Post-Davis, the always prolific and adventurous Liebman offered up scores of recordings under his own name. Moving to the new millennium, these include Turnaround: The Music of Ornette Coleman (Jazzwerkstatt, 2009), Lieb Plays The Blues a La Trane (Daybreak, 2010), and Lineage: Rock and Pop Classics Revisited (Whaling City sounds, 2013).

Petite Fleur: The Music of Sidney Bechet, features a teaming of Liebman with guitarist John Stowell, a reunion of sorts—the duo released a terrific set in 2013: Blue Rose (Origin Records), that showcased the duo's adeptness jazz standards and The Great American Songbook.

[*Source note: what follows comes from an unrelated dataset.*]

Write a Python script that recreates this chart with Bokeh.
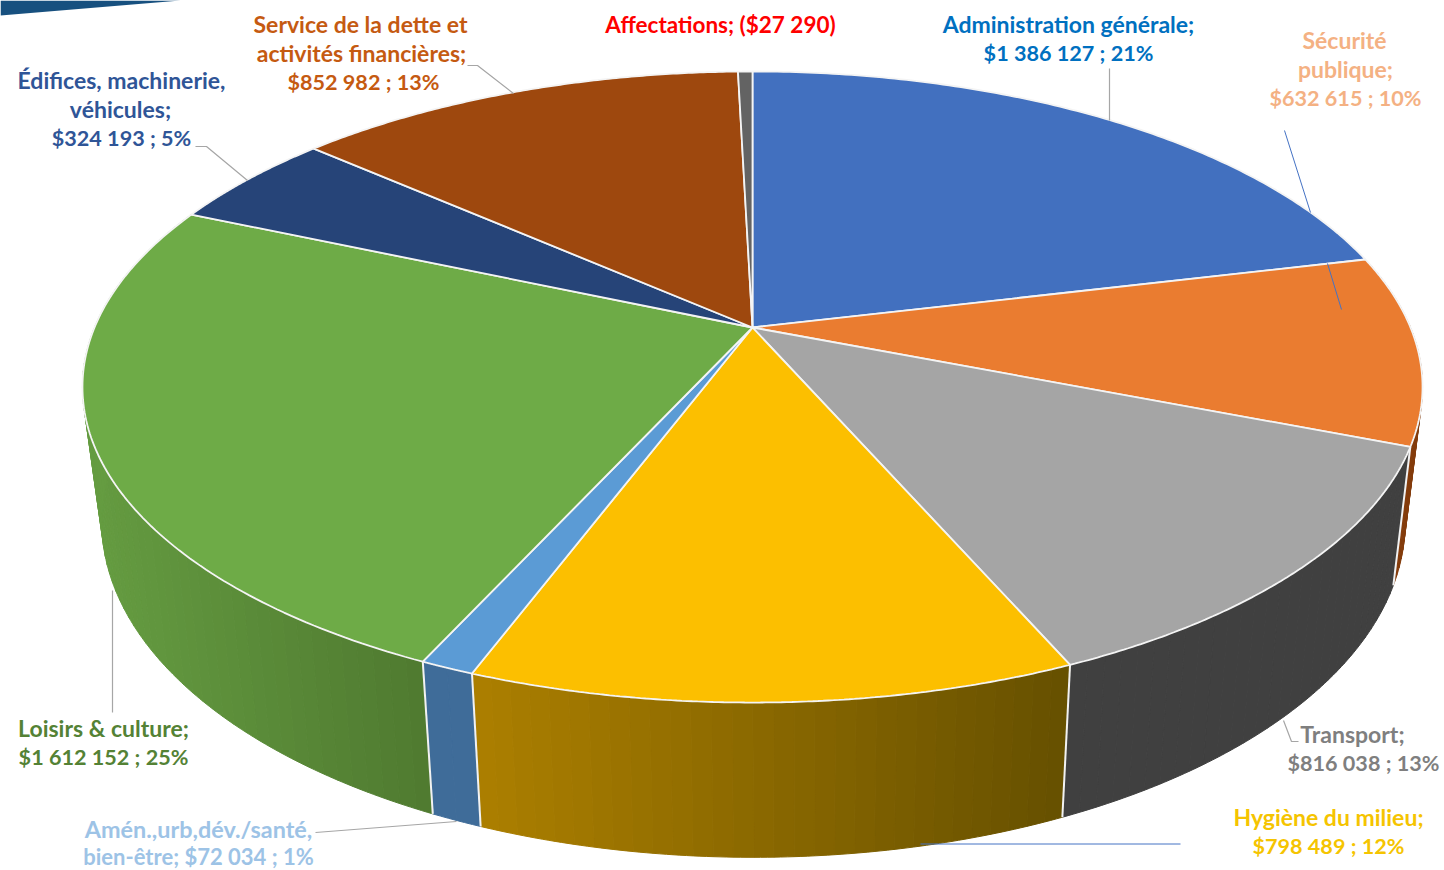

Petite Fleur is the pair's intimate and unfailingly gorgeous exploration of the music of soprano saxophone pioneer Sidney Bechet, the man who brought the "straight horn" into legitimacy as a jazz vehicle. The New Orleans-born Bechet began his recording career in the early 1920's, well before the advent of alto saxophonist Charlie Parker and the bebop revolution. That era before Parker—before the complex harmonizations of bop—isn't revisited as much as late 1950s thought late 1960s hard bop, mid-twentieth century cool jazz, or Miles Davis mid-sixties modal approach. Petit Feur says that's a shame. The tune that gives this disc it's title is one of Bechet's most famous offerings is visited three times—once as a solo by Lowell; once as a solo by Liebman (on piano); and once as a duo. Direct and beautiful sounds.

A major shaper of the New Orleans tradition, Becht usually played in ensembles that included more horns—a trumpet, a trombone to go along with his soprano saxophone. If Bechet had the melody, the other guys either laid a foundation behind him or they snaked counter melodies around his main theme. This was jazz from New Orleans—exuberant and bursting with life.

Liebman and Stowell take his tunes and reveal their essence, and make them gentle, often understated ruminations. Bechet wrote straightforward, singable melodies that are accentuated in the one horn, one guitar renderings.

As for tone on the soprano sax—Bechet's was big. It has been described as emotional and reckless, intense and passionate. Liebman doesn't go that way here—though he is more than capable. He instead rolls with a surprising (for him and Bechet) gentleness and deftness for the intricacies of the melodies. His tone here is more often that not clean, pure and sweet. Stowell—an adept modern player with a fine discography on Origin Records—lays back in a pre-bop mode himself, with shimmering rhythms and sustain and elastic single note forays. And sometimes he brings a Django Reinhardt mode into the picture.

Liebman and Stowell's Petite Fleur uncovers a different side of Bechet's seminal, now-traditional sound, one that's been glowing under the shining surface all this time.